Wednesday, May 20, 2015

Murder charges against 15yr-old Wasila Tasi'u accused of using rat poison to kill 35yr-old Husband dropped by Nigerian court

On trial: Wasila Tasi'u, 14, could face the death penalty for the alleged murder of her husband, 35Outrage: Human rights activists are angry at the treatment of the 14-year old, who is pictured with one of her lawyers outside the court. If she is executed, it will be Nigeria's first reported execution of a child since 1997

A child bride accused of murdering her husband with rat poison has had the charges against her dropped, Nigerian prosecutors confirmed.

Prosecutor Lamido Abba Soron-Dinki asked the High Court in Gezawa, Kano state, to 'terminate the case of culpable homicide against Wasila Tasi'u, who was 14 when she married Umar Sani. 
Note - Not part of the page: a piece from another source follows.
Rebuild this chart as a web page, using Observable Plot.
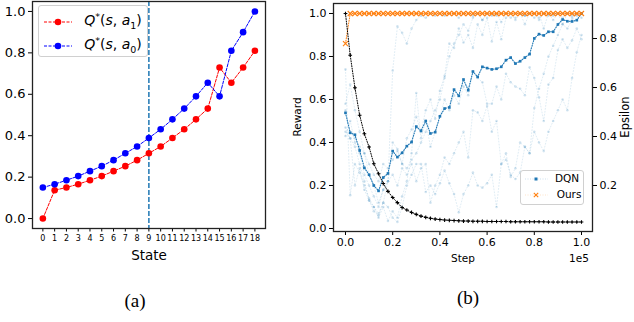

'With a heavy heart, I apply that the accused be discharged,' he said.

Legal sources in Kano said the country had been.....
under pressure to drop the case which angered human rights groups.

Police previously said Wasila had 'admitted' murdering her 35-year-old husband by signing a confession she could not read - with her thumbprint.

Prosecutors had been seeking the death penalty for the teenager, whose farmer husband was found dead just days after marrying her in April last year.

If she had been found guilty, the teenager - who is from a poor and deeply conservative Muslim family and cannot write - could have become the first child in Nigeria to be executed in 18 years.

Human rights campaigners continually expressed outrage over her treatment, saying she should be seen as a victim of abuse.

But the case prompted mixed reactions in her impoverished home state of Kano, where Sharia (Islamic) law is in place alongside the laws of the government.

That, claim some followers, allows child marriage - and 14 is a normal age for a bride.
Homicide investigator Abdullahi Adamu revealed in court he translated Wasila's statement from her native language, Hausa, into English, which she did not speak.

Despite being unable to read the document she then signed it, he previously told the court.
She could not write her name so 'she had to use a thumbprint,' he added.

A motion by defence lawyers to have the case moved to juvenile court was rejected, despite claims by human rights activists that she is too young to stand trial for murder in a high court.

The use of Sharia law has also made the case more complicated, because there are no guidelines saying where Islamic law ends and state law begins.

According to Human Rights Watch, Nigeria is not known to have executed a juvenile offender since 1997, when the country was ruled by military dictator Sani Abacha.